§ SET PROBLEM
Find how many lines hold the word "this". Give only the number.

§ DATA
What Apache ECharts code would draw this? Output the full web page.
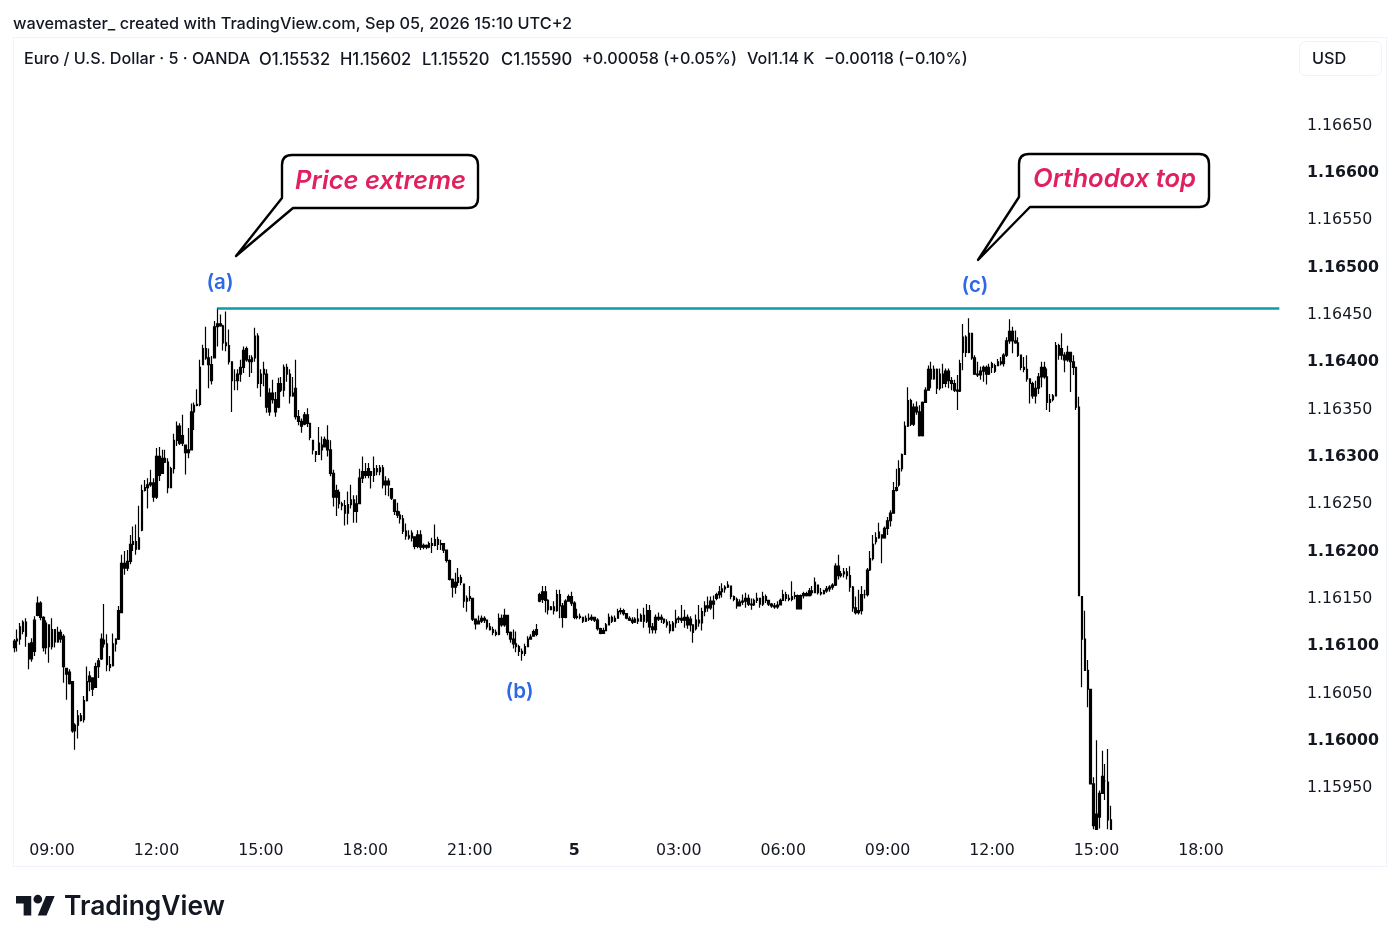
<!DOCTYPE html>
<html><head><meta charset="utf-8">
<style>html,body{margin:0;padding:0;background:#fff}#c{width:1400px;height:946px}</style>
<script src="https://cdn.jsdelivr.net/npm/echarts@6/dist/echarts.min.js"></script>
</head><body><div id="c"></div>
<script>
// Prices are stored in points (0.00001 USD) above this base price
const basePrice = 1.16;
const opens = [
96,103,105,113,123,100,84,92,130,143,
128,96,120,97,115,102,112,108,74,70,
60,8,14,24,20,40,60,64,54,76,
84,104,100,78,77,100,105,133,185,180,
187,205,208,200,220,262,265,268,270,255,
298,280,296,292,265,285,315,330,312,310,
302,305,345,352,353,395,412,402,395,402,
435,438,436,418,415,398,378,378,385,392,
412,400,398,402,425,375,385,385,345,365,
358,350,375,368,392,385,362,370,340,335,
332,342,333,315,303,300,310,308,315,305,
280,255,260,248,246,238,247,252,240,248,
275,282,278,282,278,285,282,286,268,272,
264,252,240,236,232,219,214,212,213,203,
215,202,204,202,206,204,210,205,206,199,
188,168,160,165,170,163,145,148,148,126,
121,124,127,125,118,115,112,110,127,120,
130,112,105,100,97,92,90,97,105,108,
110,145,147,155,146,136,139,135,152,140,
128,145,150,143,128,129,128,124,127,126,
128,125,116,111,114,120,128,124,127,134,
135,132,127,125,123,126,124,130,124,135,
118,115,128,126,126,123,120,114,122,126,
127,125,128,120,120,116,125,122,134,140,
138,145,148,152,155,158,160,161,150,147,
140,144,145,148,142,141,146,148,142,150,
146,142,140,139,141,146,152,148,147,150,
151,137,151,153,151,156,154,162,154,153,
156,158,160,162,182,172,174,176,172,160,
138,133,135,152,152,178,190,208,212,215,
212,222,230,238,262,268,285,300,330,357,
332,350,345,320,355,368,390,380,390,370,
385,375,388,378,375,368,367,408,424,408,
428,402,385,384,388,392,385,392,388,394,
398,396,405,420,430,420,418,405,392,390,
380,375,362,370,382,392,382,355,358,362,
415,405,405,400,408,398,392,350,150,105,
72,52,-48,-80,-83,-58,-45,-46,-86];
const closes = [
103,105,118,123,108,84,101,125,143,128,
96,122,97,115,102,112,105,76,68,58,
8,14,24,19,40,60,66,52,76,82,
105,100,78,75,100,105,135,185,180,187,
205,208,200,212,262,265,268,270,255,298,
278,296,292,265,285,315,330,312,320,302,
305,345,352,353,392,412,402,395,378,435,
438,436,418,415,398,378,378,385,392,410,
400,398,402,425,375,385,390,350,365,358,
345,375,368,392,385,362,365,340,335,330,
342,333,318,305,300,312,305,316,305,280,
255,262,248,246,238,247,252,240,248,275,
282,278,285,278,285,282,286,268,272,268,
254,240,236,232,219,214,212,217,203,215,
202,204,202,206,204,210,205,206,199,188,
168,160,165,170,165,145,148,150,126,121,
124,127,125,118,115,112,110,127,120,130,
112,105,100,97,92,90,97,105,107,113,
115,152,155,146,136,139,135,152,140,128,
145,150,143,128,129,128,124,127,126,128,
125,116,111,114,120,128,124,127,134,135,
132,127,125,123,126,124,130,124,135,118,
115,128,126,128,123,120,114,122,126,127,
125,128,120,126,112,125,122,134,140,138,
145,142,152,155,158,160,162,150,147,140,
144,145,148,142,141,146,148,142,150,146,
142,140,139,141,146,152,148,147,150,151,
137,151,153,151,156,154,165,154,153,156,
158,160,162,182,172,174,176,172,160,138,
133,135,152,152,178,190,205,212,218,212,
222,230,238,262,265,285,300,330,357,332,
350,345,320,355,368,390,380,390,370,385,
375,388,378,375,368,367,396,424,408,428,
402,385,384,388,392,385,392,396,394,398,
396,405,420,430,420,418,405,392,390,380,
375,362,370,382,392,382,355,358,362,415,
405,412,400,408,398,392,350,151,105,72,
52,-48,-92,-96,-58,-40,-45,-86,-96];
const highs = [
105,115,122,125,127,101,106,129,150,145,
129,125,120,127,115,118,115,110,74,73,
60,16,30,27,45,76,71,62,80,85,
111,142,110,87,111,106,140,194,198,199,
215,224,226,246,268,273,275,284,275,307,
308,305,305,296,287,322,335,333,342,310,
328,354,355,369,400,416,435,412,404,441,
455,448,437,451,432,398,390,390,400,414,
414,405,405,434,428,390,398,390,370,379,
366,381,382,395,396,390,382,400,347,338,
345,349,333,315,303,329,319,319,331,315,
284,268,263,250,252,261,268,257,257,285,
298,291,291,282,298,289,289,289,277,275,
264,252,249,240,236,227,220,220,213,220,
220,206,205,208,212,226,213,210,206,199,
189,169,175,180,173,163,151,161,148,126,
130,130,129,125,122,118,115,132,131,137,
130,113,115,113,99,95,100,108,110,115,
121,154,161,161,147,140,145,157,157,143,
147,152,155,145,137,132,128,130,132,131,
128,127,117,117,122,132,130,130,137,138,
137,132,129,128,128,137,132,138,142,141,
122,131,133,131,126,126,124,124,136,129,
141,136,131,129,120,131,141,138,145,150,
150,151,154,161,164,162,166,161,151,149,
147,152,154,152,148,148,154,148,155,152,
146,143,143,145,148,157,155,152,166,155,
152,152,155,155,159,161,170,162,159,157,
161,162,164,185,194,177,180,180,182,161,
150,157,161,157,180,198,215,218,228,215,
224,234,241,271,285,294,301,335,371,359,
354,356,352,356,371,394,398,394,391,391,
396,391,391,382,379,384,400,438,426,444,
428,405,398,393,394,394,396,398,396,401,
403,407,424,443,435,431,424,405,403,405,
380,377,378,386,398,398,391,364,364,419,
417,428,408,415,408,405,392,361,150,135,
83,52,-41,-2,-55,-13,-27,-11,-71];
const lows = [
91,92,99,110,97,73,81,87,129,125,
92,89,80,94,96,101,101,59,41,57,
6,-12,0,18,17,39,50,45,54,64,
83,96,71,71,76,92,104,133,173,177,
184,198,194,206,219,261,243,266,250,253,
272,280,291,259,265,280,309,310,309,279,
296,305,326,351,351,395,400,370,374,402,
414,435,410,409,395,345,368,368,377,386,
398,382,386,398,370,361,372,344,341,354,
340,349,366,361,377,354,361,337,331,323,
331,329,315,300,292,300,294,308,298,277,
245,235,243,241,225,226,243,228,228,248,
270,275,275,264,271,278,278,264,257,256,
252,236,233,227,216,210,210,208,200,201,
199,200,200,201,196,203,199,199,196,186,
167,149,153,161,162,138,134,145,124,115,
121,122,122,115,114,109,108,109,118,118,
109,101,95,91,87,82,87,97,106,108,
108,144,143,133,131,136,131,134,127,117,
127,145,140,126,126,126,122,123,124,124,
123,114,110,111,114,120,122,123,127,131,
130,126,124,121,122,121,124,117,122,111,
111,111,124,122,121,117,111,114,117,122,
122,117,116,113,101,114,118,114,129,134,
136,126,146,148,149,154,159,147,145,137,
140,141,138,140,136,140,143,138,140,143,
140,138,137,137,141,146,145,145,145,147,
137,137,148,150,150,151,154,152,151,152,
154,155,157,161,168,170,170,168,155,134,
131,131,131,148,150,177,188,205,211,185,
211,215,224,238,261,266,282,300,329,330,
330,342,319,319,355,368,370,379,364,368,
370,371,370,368,366,347,366,389,403,407,
400,384,382,379,377,374,384,386,386,394,
394,393,403,417,407,417,403,389,387,377,
354,359,354,364,371,380,347,345,356,362,
400,400,387,398,366,384,347,151,54,72,
33,-48,-96,-96,-95,-58,-65,-96,-96];

const priceTicks = [1.1595,1.16,1.1605,1.161,1.1615,1.162,1.1625,1.163,1.1635,1.164,1.1645,1.165,1.1655,1.166,1.1665];
const resistanceLevel = 1.16454;
const legendParts = [["Euro / U.S. Dollar · 5 · OANDA",24,16.2],["O1.15532",259,16.6],["H1.15602",340,16.6],["L1.15520",422,16.6],["C1.15590",501,16.6],["+0.00058 (+0.05%)",582,16.2],["Vol1.14 K",747,16.2],["−0.00118 (−0.10%)",824,16.2]];

const firstMinute = 7*60+55, slots = 440;
const categories = [];
for (let i=0;i<slots;i++){
  const m = firstMinute+5*i, d = m%1440, h = Math.floor(d/60), mm = d%60;
  categories.push(d===0 ? "5" : String(h).padStart(2,"0")+":"+String(mm).padStart(2,"0"));
}
const candles = opens.map((o,i)=>[o,closes[i],lows[i],highs[i]].map(v=>+(basePrice+v/1e5).toFixed(5)));
const F = "Inter, 'Noto Sans', sans-serif";
const AX = "'DejaVu Sans', sans-serif";

echarts.graphic.registerShape("calloutA", echarts.graphic.extendPath("M292 155H468Q478 155 478 165V198Q478 208 468 208H293L236 256L282 198V165Q282 155 292 155Z", {}));
echarts.graphic.registerShape("calloutC", echarts.graphic.extendPath("M1029 154H1199Q1209 154 1209 164V197Q1209 207 1199 207H1030L978 260L1019 197V164Q1019 154 1029 154Z", {}));
echarts.graphic.registerShape("tvIcon", echarts.graphic.extendPath("M14 22H7V11H0V4h14v18zM28 22h-8l7.5-18h8L28 22zM24 7a4 4 0 1 1-8 0 4 4 0 0 1 8 0z", {}));

const txt = (t,x,y,o)=>({type:"text",x,y,silent:true,style:Object.assign({text:t,fill:"#131722",font:"500 16.3px "+F,textAlign:"left",textVerticalAlign:"middle"},o||{})});
const chart = echarts.init(document.getElementById("c"),null,{renderer:"canvas"});
chart.setOption({
  animation:false, backgroundColor:"#fff",
  grid:{left:12.83,top:37,width:1276.66,height:793,containLabel:false},
  xAxis:{type:"category",data:categories,boundaryGap:true,
    axisLine:{show:false},axisTick:{show:false},splitLine:{show:false},
    axisLabel:{margin:13,color:"#131722",fontFamily:AX,fontSize:15.8,
      interval:(i,v)=> v==="5" || (v.endsWith(":00") && +v.slice(0,2)%3===0),
      formatter:v=> v==="5" ? "{b|5}" : v,
      rich:{b:{fontWeight:"bold",fontSize:15.8,fontFamily:AX,color:"#131722"}}}},
  yAxis:{type:"value",position:"right",min:1.159033,max:1.167411,
    axisLine:{show:false},axisTick:{show:false},splitLine:{show:false},
    axisLabel:{customValues:priceTicks,margin:17.5,align:"left",color:"#131722",fontFamily:AX,fontSize:15.8,padding:[5,0,0,0],
      formatter:v=>{const s=v.toFixed(5);return Math.abs(v*1000-Math.round(v*1000))<1e-6?"{b|"+s+"}":s;},
      rich:{b:{fontWeight:"bold",fontSize:15.8,fontFamily:AX,color:"#131722"}}}},
  series:[{type:"candlestick",data:candles,barWidth:2,large:false,clip:true,
    itemStyle:{color:"#000",color0:"#000",borderColor:"#000",borderColor0:"#000",borderWidth:1.2},
    markLine:{silent:true,symbol:"none",label:{show:false},animation:false,
      lineStyle:{color:"#0f9aa8",width:2.5,type:"solid"},
      data:[[{coord:[70,resistanceLevel]},{coord:[436,resistanceLevel]}]]}}],
  graphic:{elements:[
    {type:"rect",z:-1,silent:true,shape:{x:13.5,y:37.5,width:1373,height:829},style:{fill:"none",stroke:"#f0f3fa",lineWidth:1}},
    {type:"rect",silent:true,shape:{x:1299.5,y:41.5,width:82,height:34,r:6},style:{fill:"#fff",stroke:"#f0f3fa",lineWidth:1}},
    txt("USD",1312,59),
    txt("wavemaster_ created with TradingView.com, Sep 05, 2026 15:10 UTC+2",13,24),
    ...legendParts.map(p=>txt(p[0],p[1],59.5,{font:"500 "+p[2]+"px "+F})),
    {type:"calloutA",x:0,y:0,silent:true,style:{fill:"#fff",stroke:"#000",lineWidth:2.4,lineJoin:"round"}},
    {type:"calloutC",x:0,y:0,silent:true,style:{fill:"#fff",stroke:"#000",lineWidth:2.4,lineJoin:"round"}},
    txt("Price extreme",380.5,181,{textAlign:"center",fill:"#e0215f",font:"italic 600 25.6px "+F}),
    txt("Orthodox top",1114.5,179.5,{textAlign:"center",fill:"#e0215f",font:"italic 600 25.6px "+F}),
    txt("(a)",220,282.5,{textAlign:"center",fill:"#2f68e6",font:"600 20.5px "+F}),
    txt("(b)",519.5,691.5,{textAlign:"center",fill:"#2f68e6",font:"600 20.5px "+F}),
    txt("(c)",975,285.5,{textAlign:"center",fill:"#2f68e6",font:"600 20.5px "+F}),
    {type:"tvIcon",x:16,y:891.6,scaleX:1.09,scaleY:1.09,silent:true,style:{fill:"#131722"}},
    txt("TradingView",64,907,{font:"600 26.4px "+F,fill:"#131722"})
  ]}
});
</script></body></html>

§ FULL SOLUTION
2